A Booming Industry on the Horizon
The hemp industry isn’t just a flash in the pan - it’s exploding. The U.S. hemp fiber and textile market is projected to hit $1 billion by 2030, growing 17% annually (Grand View Research). Grains on the rise too, with food companies like Manitoba Harvest clamoring for seeds. Big players - Rivian’s using hemp fabric in EV interiors, and construction firms that are mixing hempcrete can’t get enough. Oklahoma’s already in the game: 359 growers licensed 21,635 acres in 2019, and the state’s Hemp Task Force (SB 1422, 2024) is doubling down on rural growth. Northern OK’s flatlands and wheat-savvy farmers are perfectly positioned to cash in. And with the trade pressure hitting Oklahoma wheat and cattle markets, hemp is looking like a great option.
Why Hemp Fits Wheat Farmers
For those growing wheat in northern Oklahoma, hemp’s a natural fit and a lifeline:
Soil Savior: Wheat wears out soil; hemp rebuilds it. Its deep roots break up compaction, pull up nutrients, and cut erosion. Rotate hemp in, and your next wheat crop could yield better without extra fertilizer.
Low Water, High Toughness: Hemp sips half the water cotton guzzles and thrives in our hot summers. Drought hit your wheat? Hemp’s hardy enough to hang on.
Wheat Gear Works: Your combine can harvest hemp grain, and a baler handles fiber stalks. No fancy equipment - just tweak what you’ve got.
Few Pesticides Needed: Hemp's dense growth literally chokes out competing plants which means pesticides can be reduced and at times eliminated.
Diversify or Die: Wheat’s a gamble - prices tanked to $5.50/bushel in 2023. Hemp’s $1,000-$2,000/acre profit potential spreads the risk. If wheat flops, hemp pays the bills.
Imagine this: Your 100 acre wheat plot splits 80/20 with hemp. Wheat brings $16,000; hemp adds $20,000-$36,000. That’s not just survival - that’s thriving.
The Missing Link: A Local Hemp Processing Facility
Here’s where I think it gets exciting, and where the game can change in northern Oklahoma. Right now, farmers grow hemp, but the bottleneck is processing. The closest processing centers are currently in Kansas & Missouri (MidWest Hemp Technology east of Wichita in Augusta), eating into profits with potential transport costs. What if there was a hemp processing hub in northern OK?

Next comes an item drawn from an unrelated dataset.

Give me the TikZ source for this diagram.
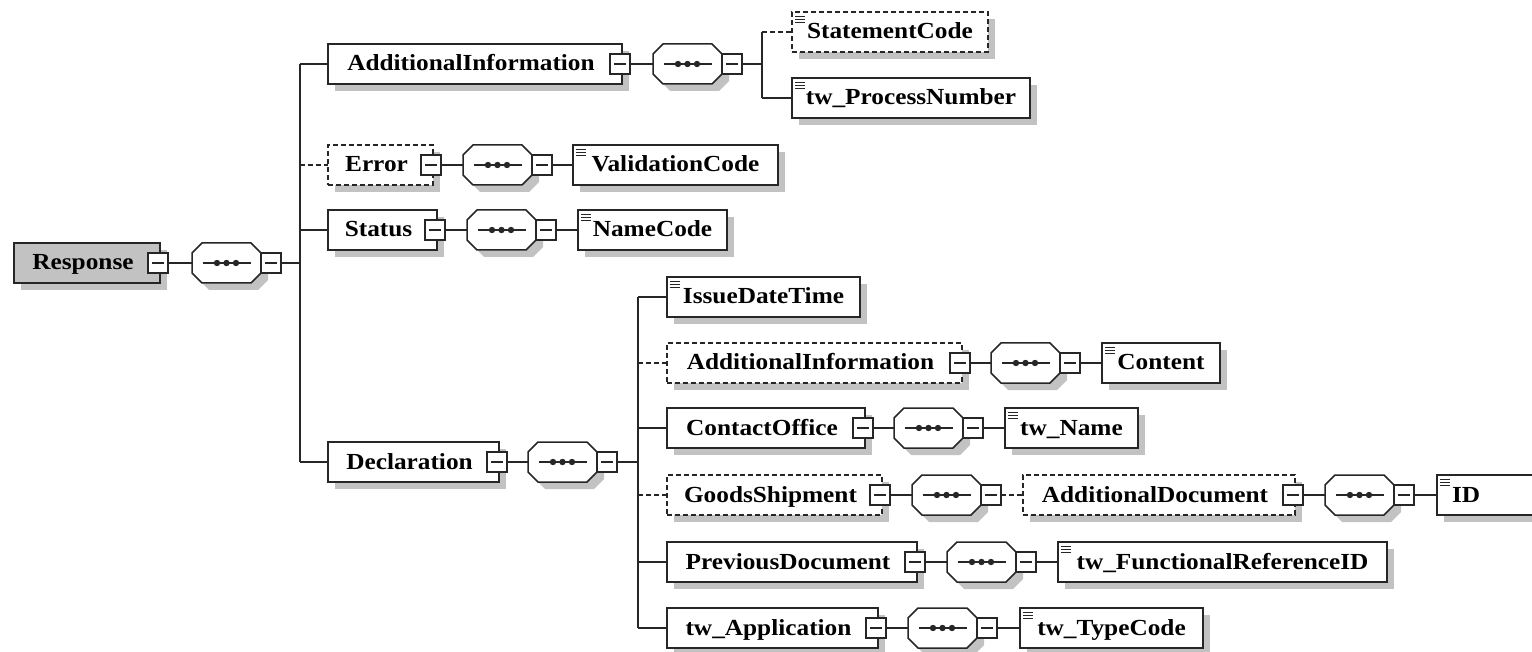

Farmers can grow hemp, bring it to a local plant, and the stalks get processed into rope, fabric, etc. No middleman, no hauling 200 miles. One facility processing around 500 acres of hemp (or roughly 650,000 pounds of fiber) could net $1 million in sales. This is not counting, hurd byproducts that sell for bedding or hempcrete at $200-$500/ton - or grain. It’s a farmer’s dream: grow, process, profit - all within 50 miles of home.
Job Potential
A small-scale facility that processes 500 acres of hemp would create an additional 20-25 additional full-time jobs, and an annual payroll of ~$500,000-$800,000 to the local communities. A hemp co-op and processing facility would be a win-win.
Hemp’s not a pipe dream - it’s a paycheck. Northern Oklahoma’s wheat legacy has the grit and know-how to lead this charge and a local processing co-op could turn the fields into a goldmine.